_Requirement_: Only lines with the string "matplotlib" matter here; gather them from the material below.

_Material provided_:
-.-.-

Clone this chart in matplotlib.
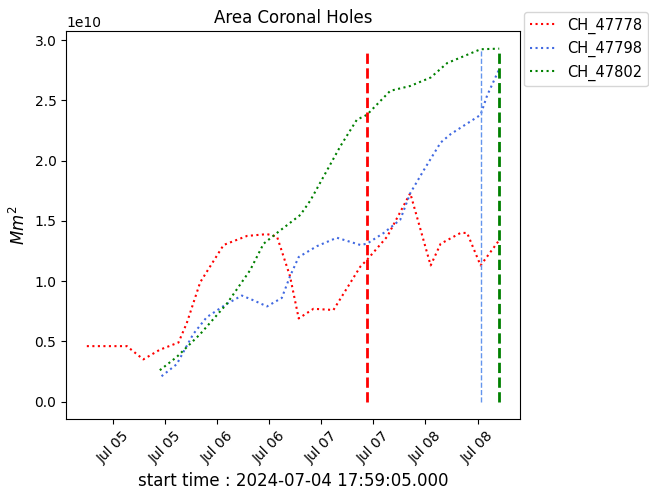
import numpy as np
import pandas as pd
import matplotlib
matplotlib.use("Agg")
import matplotlib.pyplot as plt
import matplotlib.dates as mdates

# Area of each coronal hole over time (values in units of 1e10 Mm^2)
red_times = ["2024-07-04 17:59", "2024-07-05 03:12", "2024-07-05 07:00", "2024-07-05 10:48",
             "2024-07-05 15:06", "2024-07-05 17:00", "2024-07-05 20:06", "2024-07-06 01:30",
             "2024-07-06 06:54", "2024-07-06 11:30", "2024-07-06 13:48", "2024-07-06 16:48",
             "2024-07-06 18:48", "2024-07-06 22:12", "2024-07-07 02:48", "2024-07-07 09:00",
             "2024-07-07 10:30", "2024-07-07 15:12", "2024-07-07 20:30", "2024-07-08 01:12",
             "2024-07-08 03:30", "2024-07-08 08:06", "2024-07-08 09:36", "2024-07-08 12:42",
             "2024-07-08 17:00"]
red_area = [0.46, 0.46, 0.35, 0.43, 0.49, 0.65, 0.99, 1.30, 1.375, 1.39, 1.37, 1.04,
            0.69, 0.77, 0.76, 1.12, 1.175, 1.37, 1.73, 1.13, 1.31, 1.40, 1.40, 1.13, 1.34]

blue_times = ["2024-07-05 11:12", "2024-07-05 14:42", "2024-07-05 18:30", "2024-07-05 21:36",
              "2024-07-06 02:12", "2024-07-06 05:42", "2024-07-06 08:24", "2024-07-06 11:30",
              "2024-07-06 14:54", "2024-07-06 16:48", "2024-07-06 18:48", "2024-07-06 23:00",
              "2024-07-07 03:36", "2024-07-07 09:00", "2024-07-07 10:30", "2024-07-07 14:24",
              "2024-07-07 18:12", "2024-07-07 20:30", "2024-07-07 23:36", "2024-07-08 03:30",
              "2024-07-08 05:48", "2024-07-08 12:42", "2024-07-08 14:12", "2024-07-08 17:00"]
blue_area = [0.21, 0.31, 0.56, 0.70, 0.81, 0.88, 0.84, 0.79, 0.86, 1.04, 1.20, 1.29,
             1.36, 1.30, 1.31, 1.40, 1.51, 1.73, 1.92, 2.15, 2.22, 2.38, 2.54, 2.76]

green_times = ["2024-07-05 10:48", "2024-07-05 14:42", "2024-07-05 20:06", "2024-07-06 02:12",
               "2024-07-06 07:36", "2024-07-06 10:42", "2024-07-06 13:48", "2024-07-06 19:12",
               "2024-07-06 21:30", "2024-07-07 04:24", "2024-07-07 08:12", "2024-07-07 10:30",
               "2024-07-07 15:54", "2024-07-07 20:30", "2024-07-08 01:12", "2024-07-08 05:00",
               "2024-07-08 12:42", "2024-07-08 17:00"]
green_area = [0.26, 0.37, 0.56, 0.81, 1.09, 1.31, 1.40, 1.55, 1.67, 2.12, 2.34, 2.38,
              2.58, 2.62, 2.69, 2.81, 2.925, 2.93]

labels = ["CH_47778", "CH_47798", "CH_47802"]
colors = ["red", "royalblue", "green"]
vline_times = ["2024-07-07 10:30", "2024-07-08 12:42", "2024-07-08 17:00"]
vline_colors = ["red", "cornflowerblue", "green"]
vline_widths = [2, 1, 2]

fig = plt.figure(figsize=(6.49, 4.92), dpi=100)
ax = fig.add_axes([0.102, 0.148, 0.699, 0.789])

series = [(red_times, red_area), (blue_times, blue_area), (green_times, green_area)]
for (t, a), lab, c in zip(series, labels, colors):
    ax.plot(pd.to_datetime(t), np.array(a) * 1e10, ls=":", lw=1.5, color=c, label=lab)

top = max(max(red_area), max(blue_area), max(green_area)) * 1e10
for t, c, w in zip(vline_times, vline_colors, vline_widths):
    ax.vlines(pd.to_datetime(t), 0, top, colors=c, linestyles="--", linewidth=w)

ax.xaxis.set_major_locator(mdates.HourLocator(byhour=[0, 12]))
ax.xaxis.set_major_formatter(mdates.DateFormatter("%b %d"))
plt.setp(ax.get_xticklabels(), rotation=45)

ax.set_title("Area Coronal Holes")
ax.set_ylabel("$Mm^2$", fontsize=12)
ax.set_xlabel("start time : 2024-07-04 17:59:05.000", fontsize=12)
ax.legend(loc="upper left", bbox_to_anchor=(1.01, 1.05), fontsize=10.5,
          handlelength=1.8, handletextpad=0.7, borderaxespad=0)

fig.savefig("out.png", dpi=100)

-.-.-

_Reply_:
Clone this chart in matplotlib.
import matplotlib
matplotlib.use("Agg")
import matplotlib.pyplot as plt
import matplotlib.dates as mdates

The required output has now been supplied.